> _Problem details_
Below are some records. Output the lines from the first one through the line that holds "plt.rcParams['mathtext.bf'] = 'Liberation", exactly as written, with no pictures.

> _Given information_
====

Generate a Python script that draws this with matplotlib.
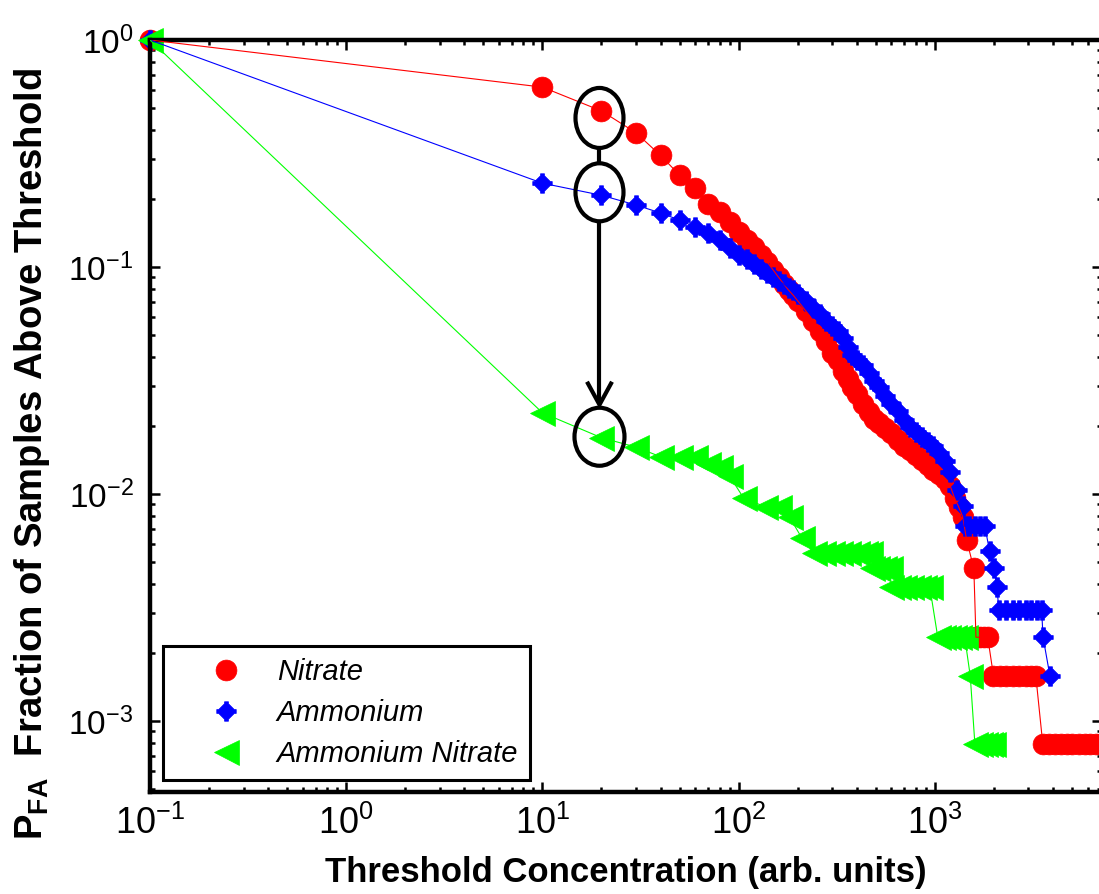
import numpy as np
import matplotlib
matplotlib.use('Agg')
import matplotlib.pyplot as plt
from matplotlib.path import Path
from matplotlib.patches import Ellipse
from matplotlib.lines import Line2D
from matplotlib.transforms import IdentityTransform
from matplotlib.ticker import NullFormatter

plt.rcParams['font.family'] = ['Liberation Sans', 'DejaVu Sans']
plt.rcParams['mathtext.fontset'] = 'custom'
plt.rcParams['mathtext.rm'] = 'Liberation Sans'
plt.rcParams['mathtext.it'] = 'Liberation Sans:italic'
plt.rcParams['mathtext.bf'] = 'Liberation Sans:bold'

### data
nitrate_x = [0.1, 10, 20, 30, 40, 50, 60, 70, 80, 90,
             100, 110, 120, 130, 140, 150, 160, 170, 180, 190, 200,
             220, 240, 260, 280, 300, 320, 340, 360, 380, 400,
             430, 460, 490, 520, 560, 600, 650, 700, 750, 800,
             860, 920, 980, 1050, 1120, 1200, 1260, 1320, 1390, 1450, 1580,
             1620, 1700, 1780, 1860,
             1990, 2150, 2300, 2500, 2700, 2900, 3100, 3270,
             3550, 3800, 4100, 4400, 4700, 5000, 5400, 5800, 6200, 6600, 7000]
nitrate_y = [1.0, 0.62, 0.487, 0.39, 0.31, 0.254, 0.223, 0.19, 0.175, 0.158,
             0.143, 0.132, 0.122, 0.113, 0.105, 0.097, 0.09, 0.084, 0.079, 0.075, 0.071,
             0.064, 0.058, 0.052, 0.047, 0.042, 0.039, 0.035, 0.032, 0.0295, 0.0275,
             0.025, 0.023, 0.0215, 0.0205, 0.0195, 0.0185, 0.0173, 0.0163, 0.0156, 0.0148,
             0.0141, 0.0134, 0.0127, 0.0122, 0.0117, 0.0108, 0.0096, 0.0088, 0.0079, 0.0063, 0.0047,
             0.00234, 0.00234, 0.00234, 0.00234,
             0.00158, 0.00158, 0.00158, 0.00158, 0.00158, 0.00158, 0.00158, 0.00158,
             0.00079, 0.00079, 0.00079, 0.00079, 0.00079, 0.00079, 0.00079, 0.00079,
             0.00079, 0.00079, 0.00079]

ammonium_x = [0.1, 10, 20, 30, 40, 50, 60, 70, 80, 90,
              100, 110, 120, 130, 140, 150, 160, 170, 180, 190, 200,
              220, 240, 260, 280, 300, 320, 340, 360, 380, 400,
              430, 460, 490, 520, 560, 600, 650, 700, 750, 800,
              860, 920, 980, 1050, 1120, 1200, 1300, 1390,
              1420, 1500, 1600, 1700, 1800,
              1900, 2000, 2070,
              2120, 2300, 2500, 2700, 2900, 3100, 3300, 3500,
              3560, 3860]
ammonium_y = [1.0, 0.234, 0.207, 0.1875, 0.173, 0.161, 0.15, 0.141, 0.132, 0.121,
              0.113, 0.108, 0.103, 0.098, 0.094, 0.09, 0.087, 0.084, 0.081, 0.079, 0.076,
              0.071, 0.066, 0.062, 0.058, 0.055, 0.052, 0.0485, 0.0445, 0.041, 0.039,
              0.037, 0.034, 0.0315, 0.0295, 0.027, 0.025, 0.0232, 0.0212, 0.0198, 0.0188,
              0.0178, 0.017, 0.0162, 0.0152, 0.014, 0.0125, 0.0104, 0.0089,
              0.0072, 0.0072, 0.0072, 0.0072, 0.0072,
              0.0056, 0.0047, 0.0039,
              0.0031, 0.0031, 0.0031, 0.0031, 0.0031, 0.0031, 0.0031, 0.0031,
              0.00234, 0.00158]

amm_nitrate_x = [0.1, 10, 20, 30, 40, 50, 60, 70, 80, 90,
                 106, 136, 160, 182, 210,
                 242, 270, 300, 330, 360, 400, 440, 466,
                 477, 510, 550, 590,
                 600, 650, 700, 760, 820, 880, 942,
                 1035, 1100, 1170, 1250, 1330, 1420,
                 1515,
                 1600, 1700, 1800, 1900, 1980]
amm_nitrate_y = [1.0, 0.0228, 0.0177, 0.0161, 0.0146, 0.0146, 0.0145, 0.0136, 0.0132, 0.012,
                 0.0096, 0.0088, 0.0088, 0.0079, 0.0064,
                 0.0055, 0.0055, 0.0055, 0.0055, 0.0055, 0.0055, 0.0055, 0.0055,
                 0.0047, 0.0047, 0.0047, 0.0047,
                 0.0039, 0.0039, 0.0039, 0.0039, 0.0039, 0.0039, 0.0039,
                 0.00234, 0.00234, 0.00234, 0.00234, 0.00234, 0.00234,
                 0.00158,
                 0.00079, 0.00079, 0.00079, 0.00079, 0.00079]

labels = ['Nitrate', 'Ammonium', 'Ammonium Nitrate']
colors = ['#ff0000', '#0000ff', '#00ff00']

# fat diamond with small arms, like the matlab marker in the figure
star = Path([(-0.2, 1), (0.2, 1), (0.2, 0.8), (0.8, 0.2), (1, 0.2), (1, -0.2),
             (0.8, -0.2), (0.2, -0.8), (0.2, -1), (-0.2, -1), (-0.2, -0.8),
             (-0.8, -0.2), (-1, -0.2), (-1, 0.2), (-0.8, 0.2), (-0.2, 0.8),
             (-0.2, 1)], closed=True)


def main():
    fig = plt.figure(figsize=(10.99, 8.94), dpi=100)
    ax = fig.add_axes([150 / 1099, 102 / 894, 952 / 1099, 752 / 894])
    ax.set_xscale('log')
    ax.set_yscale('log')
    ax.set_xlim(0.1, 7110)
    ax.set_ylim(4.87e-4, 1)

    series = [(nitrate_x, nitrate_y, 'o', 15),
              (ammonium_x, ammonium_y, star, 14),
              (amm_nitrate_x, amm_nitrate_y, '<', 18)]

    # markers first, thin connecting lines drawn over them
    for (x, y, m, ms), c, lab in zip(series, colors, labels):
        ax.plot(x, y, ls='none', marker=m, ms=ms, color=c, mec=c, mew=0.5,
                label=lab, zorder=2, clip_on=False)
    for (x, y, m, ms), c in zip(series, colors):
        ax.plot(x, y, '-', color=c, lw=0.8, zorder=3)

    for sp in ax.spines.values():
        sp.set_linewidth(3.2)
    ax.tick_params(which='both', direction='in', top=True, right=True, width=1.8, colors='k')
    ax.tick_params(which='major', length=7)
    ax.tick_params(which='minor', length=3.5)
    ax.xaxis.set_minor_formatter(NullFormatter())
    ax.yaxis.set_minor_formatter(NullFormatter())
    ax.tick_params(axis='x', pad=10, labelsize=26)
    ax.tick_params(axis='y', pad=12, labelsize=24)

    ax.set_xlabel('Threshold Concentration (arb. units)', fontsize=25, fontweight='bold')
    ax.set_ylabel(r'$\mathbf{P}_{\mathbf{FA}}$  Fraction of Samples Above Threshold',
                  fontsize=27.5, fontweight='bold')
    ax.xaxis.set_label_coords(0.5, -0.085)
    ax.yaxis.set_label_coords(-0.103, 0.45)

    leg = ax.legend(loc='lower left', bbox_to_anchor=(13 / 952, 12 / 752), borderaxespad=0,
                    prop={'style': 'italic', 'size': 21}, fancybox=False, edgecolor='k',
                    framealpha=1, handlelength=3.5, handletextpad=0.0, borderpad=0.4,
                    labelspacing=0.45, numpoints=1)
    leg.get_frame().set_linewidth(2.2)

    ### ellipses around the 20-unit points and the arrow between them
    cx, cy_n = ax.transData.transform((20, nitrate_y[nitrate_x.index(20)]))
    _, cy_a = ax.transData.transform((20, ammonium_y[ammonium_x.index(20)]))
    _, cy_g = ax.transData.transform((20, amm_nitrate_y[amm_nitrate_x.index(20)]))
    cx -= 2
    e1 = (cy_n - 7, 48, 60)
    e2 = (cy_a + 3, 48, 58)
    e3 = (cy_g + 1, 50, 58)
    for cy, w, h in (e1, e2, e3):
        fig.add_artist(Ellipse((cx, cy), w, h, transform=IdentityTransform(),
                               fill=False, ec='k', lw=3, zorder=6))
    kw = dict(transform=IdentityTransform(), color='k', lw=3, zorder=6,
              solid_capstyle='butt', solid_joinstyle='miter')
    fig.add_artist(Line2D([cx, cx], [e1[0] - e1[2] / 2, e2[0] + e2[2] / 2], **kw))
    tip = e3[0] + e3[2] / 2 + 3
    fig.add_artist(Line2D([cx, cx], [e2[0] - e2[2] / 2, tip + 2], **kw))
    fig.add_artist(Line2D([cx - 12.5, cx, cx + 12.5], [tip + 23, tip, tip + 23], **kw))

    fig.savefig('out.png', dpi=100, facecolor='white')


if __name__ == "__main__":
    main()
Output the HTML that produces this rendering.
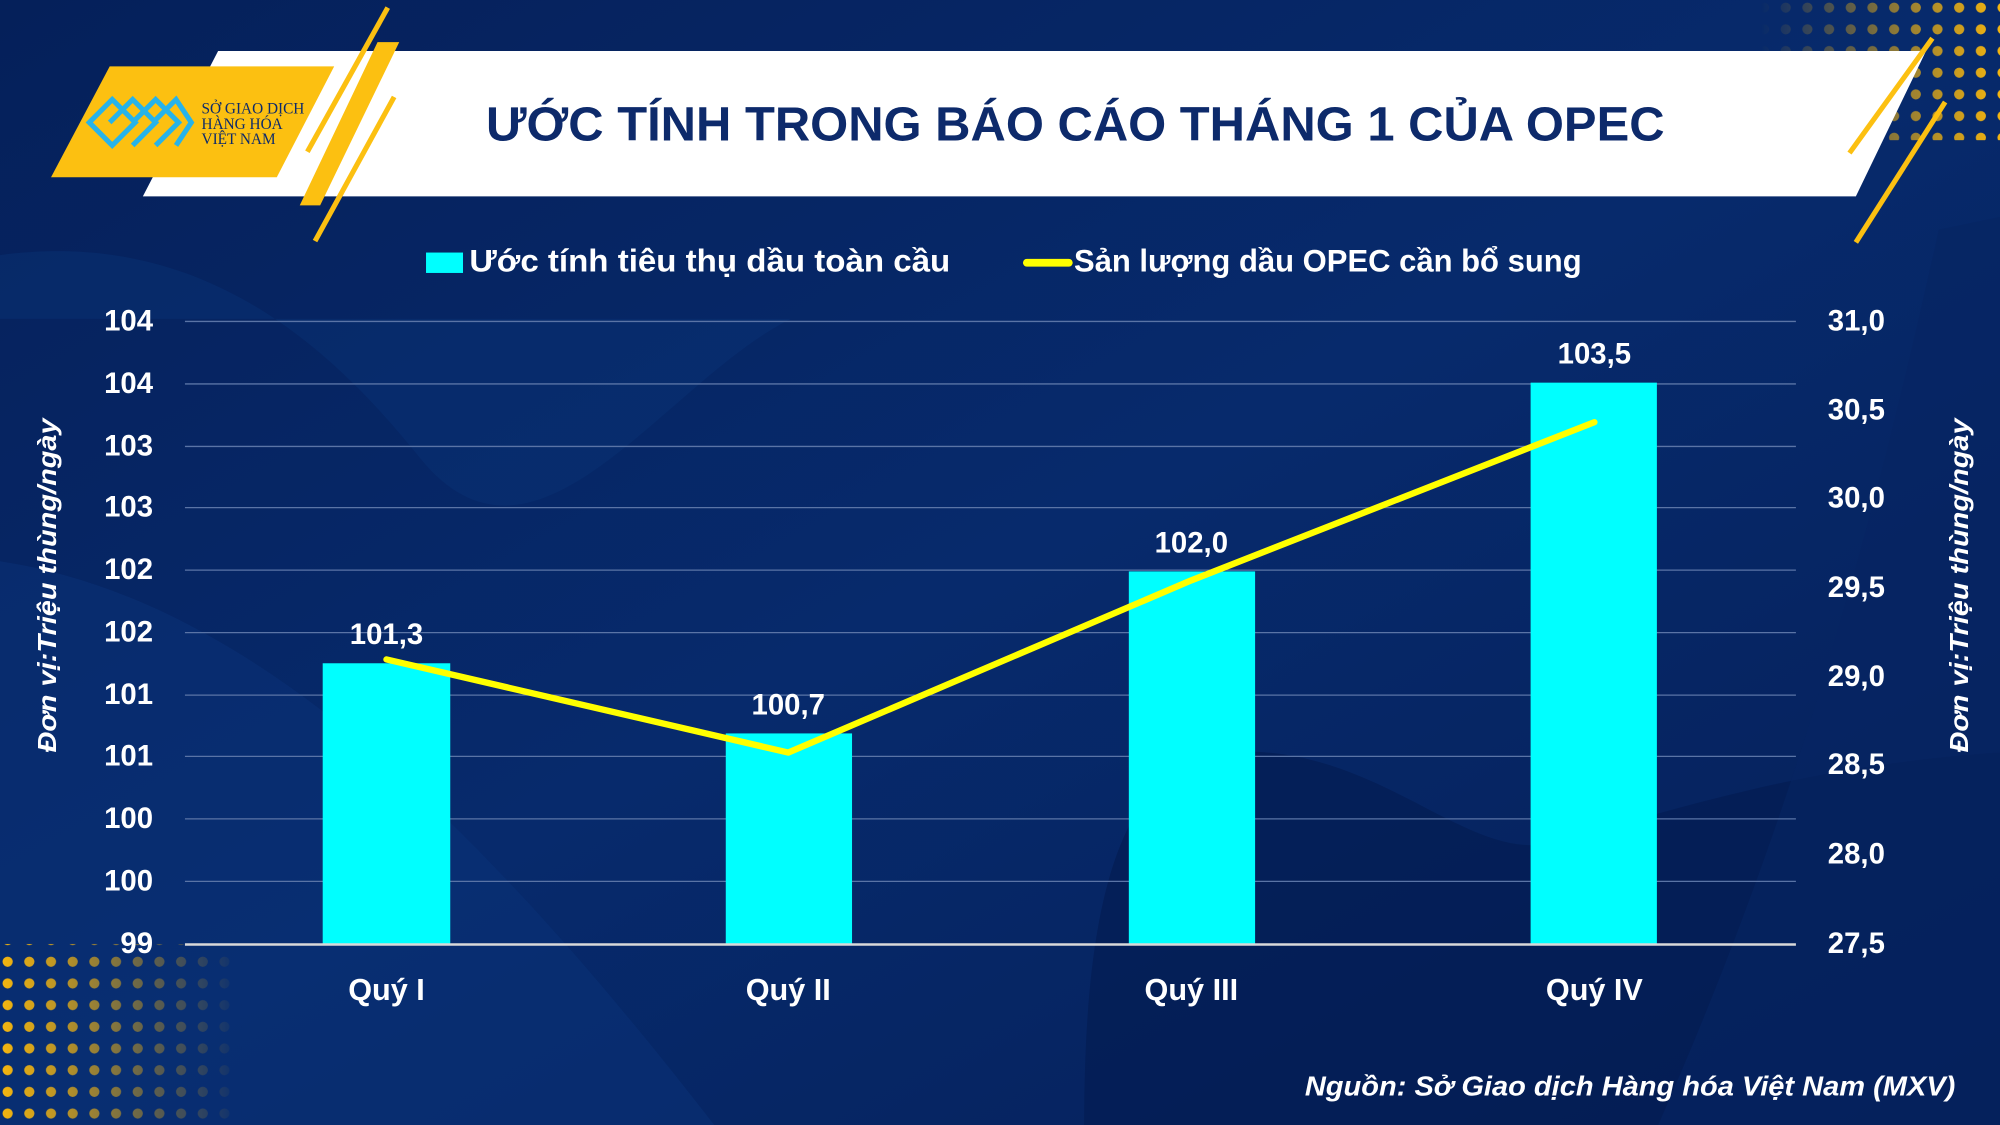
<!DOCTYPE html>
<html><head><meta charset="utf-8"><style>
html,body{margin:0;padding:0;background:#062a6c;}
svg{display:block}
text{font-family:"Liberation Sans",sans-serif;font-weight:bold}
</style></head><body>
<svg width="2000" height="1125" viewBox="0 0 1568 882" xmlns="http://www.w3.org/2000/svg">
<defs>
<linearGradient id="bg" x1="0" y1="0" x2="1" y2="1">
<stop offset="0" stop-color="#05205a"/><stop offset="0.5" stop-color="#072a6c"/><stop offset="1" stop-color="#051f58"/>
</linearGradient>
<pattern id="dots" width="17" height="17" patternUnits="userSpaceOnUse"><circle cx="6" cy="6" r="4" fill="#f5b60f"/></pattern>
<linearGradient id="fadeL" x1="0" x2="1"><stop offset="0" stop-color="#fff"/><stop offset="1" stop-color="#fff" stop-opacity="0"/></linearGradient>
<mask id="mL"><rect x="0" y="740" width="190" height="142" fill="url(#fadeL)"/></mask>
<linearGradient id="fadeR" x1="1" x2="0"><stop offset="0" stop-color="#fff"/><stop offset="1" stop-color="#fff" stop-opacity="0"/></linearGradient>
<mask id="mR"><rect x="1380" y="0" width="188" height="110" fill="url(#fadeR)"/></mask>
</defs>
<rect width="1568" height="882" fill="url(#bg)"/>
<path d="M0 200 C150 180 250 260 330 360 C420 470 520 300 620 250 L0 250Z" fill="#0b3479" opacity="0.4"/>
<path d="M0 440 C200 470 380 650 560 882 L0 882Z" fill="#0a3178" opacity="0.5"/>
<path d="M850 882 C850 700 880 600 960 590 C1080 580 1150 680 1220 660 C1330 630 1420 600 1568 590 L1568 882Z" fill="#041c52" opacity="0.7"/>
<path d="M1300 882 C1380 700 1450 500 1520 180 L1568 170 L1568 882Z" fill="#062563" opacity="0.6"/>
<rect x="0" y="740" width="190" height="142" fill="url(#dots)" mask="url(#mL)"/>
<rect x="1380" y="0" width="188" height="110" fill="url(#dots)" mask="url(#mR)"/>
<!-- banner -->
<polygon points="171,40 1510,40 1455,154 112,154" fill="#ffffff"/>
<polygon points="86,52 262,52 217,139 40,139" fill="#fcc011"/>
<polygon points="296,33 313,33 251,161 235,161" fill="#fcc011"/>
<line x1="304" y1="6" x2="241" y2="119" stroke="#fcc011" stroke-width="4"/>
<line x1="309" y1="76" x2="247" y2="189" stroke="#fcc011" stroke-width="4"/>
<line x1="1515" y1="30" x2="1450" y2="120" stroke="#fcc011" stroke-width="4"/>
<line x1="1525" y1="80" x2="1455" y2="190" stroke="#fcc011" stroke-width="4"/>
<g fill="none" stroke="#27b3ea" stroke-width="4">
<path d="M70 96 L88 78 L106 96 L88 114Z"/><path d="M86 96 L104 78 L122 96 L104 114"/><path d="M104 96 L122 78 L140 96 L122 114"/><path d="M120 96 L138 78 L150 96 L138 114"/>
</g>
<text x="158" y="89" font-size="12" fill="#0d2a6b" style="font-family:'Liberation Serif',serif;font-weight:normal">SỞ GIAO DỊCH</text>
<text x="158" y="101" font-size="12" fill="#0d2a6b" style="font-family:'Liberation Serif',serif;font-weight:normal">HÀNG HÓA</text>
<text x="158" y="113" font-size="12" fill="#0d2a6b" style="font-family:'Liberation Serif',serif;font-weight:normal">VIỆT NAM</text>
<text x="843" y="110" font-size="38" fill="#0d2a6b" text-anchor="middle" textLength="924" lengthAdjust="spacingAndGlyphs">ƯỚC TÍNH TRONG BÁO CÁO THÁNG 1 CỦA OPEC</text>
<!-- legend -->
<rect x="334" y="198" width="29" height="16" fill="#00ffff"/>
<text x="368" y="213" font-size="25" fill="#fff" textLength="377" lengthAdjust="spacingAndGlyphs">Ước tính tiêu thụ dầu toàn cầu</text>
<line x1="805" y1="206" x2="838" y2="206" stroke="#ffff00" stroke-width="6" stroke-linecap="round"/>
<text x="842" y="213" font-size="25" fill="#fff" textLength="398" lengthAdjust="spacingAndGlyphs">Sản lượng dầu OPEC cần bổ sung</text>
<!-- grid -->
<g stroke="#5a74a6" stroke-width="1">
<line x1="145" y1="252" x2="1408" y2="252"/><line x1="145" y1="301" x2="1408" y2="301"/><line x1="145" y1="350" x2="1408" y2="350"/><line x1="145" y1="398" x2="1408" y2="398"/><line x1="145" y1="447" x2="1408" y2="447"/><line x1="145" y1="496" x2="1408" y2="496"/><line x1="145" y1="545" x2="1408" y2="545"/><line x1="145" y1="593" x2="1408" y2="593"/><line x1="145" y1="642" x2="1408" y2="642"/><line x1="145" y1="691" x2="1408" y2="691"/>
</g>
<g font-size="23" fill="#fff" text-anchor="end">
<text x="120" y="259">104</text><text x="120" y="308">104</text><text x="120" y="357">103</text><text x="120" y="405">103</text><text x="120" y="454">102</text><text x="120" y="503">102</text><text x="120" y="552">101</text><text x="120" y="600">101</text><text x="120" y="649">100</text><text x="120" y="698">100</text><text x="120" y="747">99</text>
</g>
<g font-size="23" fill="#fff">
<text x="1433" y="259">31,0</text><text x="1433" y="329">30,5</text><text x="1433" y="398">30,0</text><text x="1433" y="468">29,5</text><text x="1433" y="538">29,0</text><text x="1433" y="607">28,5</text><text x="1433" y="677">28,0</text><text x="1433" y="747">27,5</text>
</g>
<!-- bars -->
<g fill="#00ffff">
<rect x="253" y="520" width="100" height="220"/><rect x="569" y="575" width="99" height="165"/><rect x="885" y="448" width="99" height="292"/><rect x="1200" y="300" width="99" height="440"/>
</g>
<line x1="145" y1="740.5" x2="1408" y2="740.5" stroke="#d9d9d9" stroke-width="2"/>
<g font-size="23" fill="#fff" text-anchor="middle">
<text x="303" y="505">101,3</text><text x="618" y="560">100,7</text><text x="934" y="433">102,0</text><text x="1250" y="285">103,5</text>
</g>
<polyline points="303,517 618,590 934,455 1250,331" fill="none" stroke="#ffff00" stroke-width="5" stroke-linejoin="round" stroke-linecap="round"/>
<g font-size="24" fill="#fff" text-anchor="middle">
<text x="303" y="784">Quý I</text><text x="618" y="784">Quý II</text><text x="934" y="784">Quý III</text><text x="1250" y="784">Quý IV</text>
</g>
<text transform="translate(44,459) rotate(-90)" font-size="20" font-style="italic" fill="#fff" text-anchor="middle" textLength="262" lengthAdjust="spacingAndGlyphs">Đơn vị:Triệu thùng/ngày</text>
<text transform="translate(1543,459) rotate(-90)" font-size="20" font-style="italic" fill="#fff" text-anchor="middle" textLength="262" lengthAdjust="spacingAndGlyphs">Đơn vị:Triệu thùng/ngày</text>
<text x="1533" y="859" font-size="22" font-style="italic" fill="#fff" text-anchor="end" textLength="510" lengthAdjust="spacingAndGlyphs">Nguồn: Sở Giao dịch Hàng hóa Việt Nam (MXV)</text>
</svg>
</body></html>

====

> _Task output_
Generate a Python script that draws this with matplotlib.
import numpy as np
import matplotlib
matplotlib.use('Agg')
import matplotlib.pyplot as plt
from matplotlib.path import Path
from matplotlib.patches import Ellipse
from matplotlib.lines import Line2D
from matplotlib.transforms import IdentityTransform
from matplotlib.ticker import NullFormatter

plt.rcParams['font.family'] = ['Liberation Sans', 'DejaVu Sans']
plt.rcParams['mathtext.fontset'] = 'custom'
plt.rcParams['mathtext.rm'] = 'Liberation Sans'
plt.rcParams['mathtext.it'] = 'Liberation Sans:italic'
plt.rcParams['mathtext.bf'] = 'Liberation Sans:bold'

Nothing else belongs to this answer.